## What is expected
Please, without the pictures, retype exactly the lines from the start of the material through the line that holds "1.20, -0.87, -0.07, -0.75, -0.58, 0.77, 1.65, 0.85, 1.43, 0.97]".

## Dataset extract
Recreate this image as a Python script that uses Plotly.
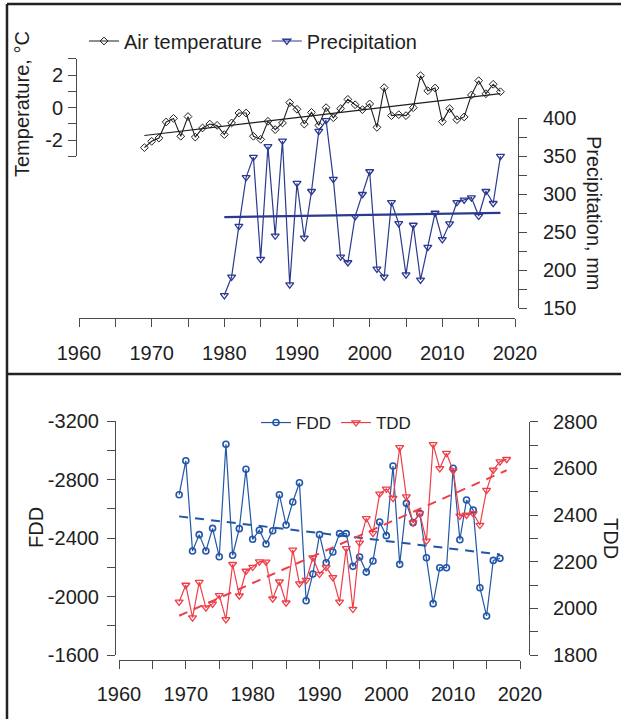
import numpy as np
import plotly.graph_objects as go

# ---------------- data ----------------
years_temp = list(range(1969, 2019))
air_temp = [-2.47, -2.08, -1.88, -0.89, -0.67, -1.77, -0.56, -1.82, -1.26, -1.02,
            -1.10, -1.67, -0.95, -0.34, -0.34, -1.77, -1.96, -0.85, -1.36, -0.95,
            0.30, -0.11, -1.02, -0.30, -1.10, -0.01, -0.63, -0.07, 0.50, 0.17,
            -0.13, 0.22, -1.22, 1.22, -0.50, -0.44, -0.50, -0.01, 1.96, 1.03,
            1.20, -0.87, -0.07, -0.75, -0.58, 0.77, 1.65, 0.85, 1.43, 0.97]

years_prec = list(range(1980, 2019))
precip = [166.7, 191, 257.8, 322, 348.5, 214.3, 362.6, 245, 370, 180.8,
          314.2, 242.4, 303.6, 382.8, 396.9, 319.5, 217.4, 209.9, 270.6, 299.7,
          329.6, 201.5, 191, 289.1, 261.4, 194, 259.2, 187, 230.1, 275,
          240.2, 261, 289.1, 292.2, 295.3, 271, 303.6, 287.8, 349.8]

years_fdd = list(range(1969, 2018))
fdd = [-2696, -2928, -2311, -2423, -2311, -2466, -2272, -3041, -2282, -2464,
       -2870, -2391, -2453, -2359, -2450, -2696, -2489, -2646, -2778, -1971,
       -2154, -2423, -2231, -2304, -2430, -2430, -2206, -2270, -2167, -2243,
       -2509, -2416, -2892, -2220, -2637, -2505, -2569, -2265, -1951, -2197,
       -2197, -2877, -2388, -2660, -2591, -2060, -1867, -2247, -2261]

years_tdd = list(range(1969, 2019))
tdd = [2028, 2100, 1960, 2112, 2003, 2019, 2056, 1953, 2189, 2054,
       2160, 2177, 2200, 2199, 2041, 2114, 2024, 2251, 2106, 2121,
       2217, 2147, 2176, 2133, 2028, 2257, 1997, 2281, 2386, 2322,
       2491, 2512, 2472, 2690, 2479, 2367, 2407, 2289, 2703, 2600,
       2665, 2590, 2396, 2400, 2407, 2357, 2507, 2593, 2629, 2639]

# tick values / labels
x_tickvals = [1960, 1965, 1970, 1975, 1980, 1985, 1990, 1995, 2000, 2005, 2010, 2015, 2020]
x_ticktext = ['1960', '', '1970', '', '1980', '', '1990', '', '2000', '', '2010', '', '2020']
t_tickvals = [-3, -2, -1, 0, 1, 2, 3]
t_ticktext = ['', '-2', '', '0', '', '2', '']
p_tickvals = [150, 175, 200, 225, 250, 275, 300, 325, 350, 375, 400]
p_ticktext = ['150', '', '200', '', '250', '', '300', '', '350', '', '400']
f_tickvals = [-3200, -3000, -2800, -2600, -2400, -2200, -2000, -1800, -1600]
f_ticktext = ['-3200', '', '-2800', '', '-2400', '', '-2000', '', '-1600']
d_tickvals = [1800, 1900, 2000, 2100, 2200, 2300, 2400, 2500, 2600, 2700, 2800]
d_ticktext = ['1800', '', '2000', '', '2200', '', '2400', '', '2600', '', '2800']

# ---------------- style ----------------
W, H = 621, 719
FONT = "Arial, Liberation Sans, Helvetica, sans-serif"
C_TEMP = '#1e1e1e'
C_PREC = '#2b3a8f'
C_FDD = '#2256a8'
C_TDD = '#ef3e48'
C_AX = '#4a4a4a'
TXT = '#1e1e1e'


def px(x):
    return x / W


def py(y):
    return 1 - y / H


def trend(xs, ys):
    k, b = np.polyfit(np.array(xs, float), np.array(ys, float), 1)
    xe = [xs[0], xs[-1]]
    return xe, [k * v + b for v in xe]


fig = go.Figure()

# top panel
fig.add_trace(go.Scatter(x=years_temp, y=air_temp, mode='lines+markers', name='Air temperature',
                         line=dict(color=C_TEMP, width=1.1),
                         marker=dict(symbol='diamond-open', size=6, color=C_TEMP, line=dict(width=1)),
                         xaxis='x', yaxis='y', cliponaxis=False, legend='legend'))
tx, ty = trend(years_temp, air_temp)
fig.add_trace(go.Scatter(x=tx, y=ty, mode='lines', line=dict(color=C_TEMP, width=1.1),
                         showlegend=False, xaxis='x', yaxis='y', hoverinfo='skip'))
fig.add_trace(go.Scatter(x=years_prec, y=precip, mode='lines+markers', name='Precipitation',
                         line=dict(color=C_PREC, width=1.2),
                         marker=dict(symbol='triangle-down-open', size=7, color=C_PREC, line=dict(width=1.3)),
                         xaxis='x', yaxis='y2', cliponaxis=False, legend='legend'))
pxs, pys = trend(years_prec, precip)
fig.add_trace(go.Scatter(x=pxs, y=pys, mode='lines', line=dict(color=C_PREC, width=2.2),
                         showlegend=False, xaxis='x', yaxis='y2', hoverinfo='skip'))

# bottom panel
fig.add_trace(go.Scatter(x=years_fdd, y=fdd, mode='lines+markers', name='FDD',
                         line=dict(color=C_FDD, width=1.2),
                         marker=dict(symbol='circle-open', size=6, color=C_FDD, line=dict(width=1.6)),
                         xaxis='x2', yaxis='y3', cliponaxis=False, legend='legend2'))
fx, fy = trend(years_fdd, fdd)
fig.add_trace(go.Scatter(x=fx, y=fy, mode='lines', line=dict(color=C_FDD, width=2, dash='9px,7px'),
                         showlegend=False, xaxis='x2', yaxis='y3', hoverinfo='skip'))
fig.add_trace(go.Scatter(x=years_tdd, y=tdd, mode='lines+markers', name='TDD',
                         line=dict(color=C_TDD, width=1.2),
                         marker=dict(symbol='triangle-down-open', size=7, color=C_TDD, line=dict(width=1.3)),
                         xaxis='x2', yaxis='y4', cliponaxis=False, legend='legend2'))
dx, dy = trend(years_tdd, tdd)
fig.add_trace(go.Scatter(x=dx, y=dy, mode='lines', line=dict(color=C_TDD, width=2, dash='9px,7px'),
                         showlegend=False, xaxis='x2', yaxis='y4', hoverinfo='skip'))

common = dict(showgrid=False, zeroline=False, showline=True, linecolor=C_AX, linewidth=1,
              ticks='outside', tickcolor=C_AX, tickwidth=1, ticklen=8, automargin=False,
              tickfont=dict(family=FONT, size=20, color=TXT), tickmode='array', fixedrange=True)

fig.update_layout(
    template='none',
    width=W, height=H, margin=dict(l=0, r=0, t=0, b=0, pad=0, autoexpand=False),
    paper_bgcolor='white', plot_bgcolor='rgba(0,0,0,0)',
    font=dict(family=FONT, color=TXT),
    xaxis=dict(domain=[px(79), px(515)], range=[1960, 2020], anchor='free', position=py(318),
               tickvals=x_tickvals, ticktext=x_ticktext, ticklabelstandoff=9, **common),
    yaxis=dict(domain=[py(156.25), py(58.75)], range=[-3, 3], anchor='free', position=px(76),
               side='left', tickvals=t_tickvals, ticktext=t_ticktext, ticklabelstandoff=1, **common),
    yaxis2=dict(domain=[py(308), py(118)], range=[150, 400], anchor='free', position=px(518),
                side='right', tickvals=p_tickvals, ticktext=p_ticktext, ticklabelstandoff=12, **common),
    xaxis2=dict(domain=[px(119), px(520)], range=[1960, 2020], anchor='free', position=py(660),
                tickvals=x_tickvals, ticktext=x_ticktext, ticklabelstandoff=8, **common),
    yaxis3=dict(domain=[py(655), py(421)], range=[-1600, -3200], anchor='free', position=px(115),
                side='left', tickvals=f_tickvals, ticktext=f_ticktext, ticklabelstandoff=4, **common),
    yaxis4=dict(domain=[py(655), py(421.7)], range=[1800, 2800], anchor='free', position=px(529),
                side='right', tickvals=d_tickvals, ticktext=d_ticktext, ticklabelstandoff=11, **common),
    legend=dict(orientation='h', x=px(84), y=py(41), xanchor='left', yanchor='middle',
                font=dict(family=FONT, size=20, color=TXT), bgcolor='rgba(0,0,0,0)',
                itemwidth=30, borderwidth=0),
    legend2=dict(orientation='h', x=px(256), y=py(423), xanchor='left', yanchor='middle',
                 font=dict(family=FONT, size=17, color=TXT), bgcolor='rgba(0,0,0,0)',
                 itemwidth=30, borderwidth=0),
    showlegend=True,
)

# axis titles
titles = [
    ('Temperature, °C', 22, 104, -90),
    ('Precipitation, mm', 594, 213, 90),
    ('FDD', 36, 528, -90),
    ('TDD', 611, 538, 90),
]
for txt, x, y, ang in titles:
    fig.add_annotation(text=txt, x=px(x), y=py(y), xref='paper', yref='paper', showarrow=False,
                       textangle=ang, xanchor='center', yanchor='middle',
                       font=dict(family=FONT, size=20, color=TXT))

# frame lines
frame = dict(color='#222222', width=2.5)
fig.add_shape(type='line', xref='paper', yref='paper', x0=px(7), x1=1.0, y0=py(4), y1=py(4), line=frame)
fig.add_shape(type='line', xref='paper', yref='paper', x0=px(7), x1=1.0, y0=py(374), y1=py(374), line=frame)
fig.add_shape(type='line', xref='paper', yref='paper', x0=px(7), x1=px(7), y0=py(4), y1=0.0, line=frame)

fig.write_html("out.html")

## Result of the task
Recreate this image as a Python script that uses Plotly.
import numpy as np
import plotly.graph_objects as go

# ---------------- data ----------------
years_temp = list(range(1969, 2019))
air_temp = [-2.47, -2.08, -1.88, -0.89, -0.67, -1.77, -0.56, -1.82, -1.26, -1.02,
            -1.10, -1.67, -0.95, -0.34, -0.34, -1.77, -1.96, -0.85, -1.36, -0.95,
            0.30, -0.11, -1.02, -0.30, -1.10, -0.01, -0.63, -0.07, 0.50, 0.17,
            -0.13, 0.22, -1.22, 1.22, -0.50, -0.44, -0.50, -0.01, 1.96, 1.03,
            1.20, -0.87, -0.07, -0.75, -0.58, 0.77, 1.65, 0.85, 1.43, 0.97]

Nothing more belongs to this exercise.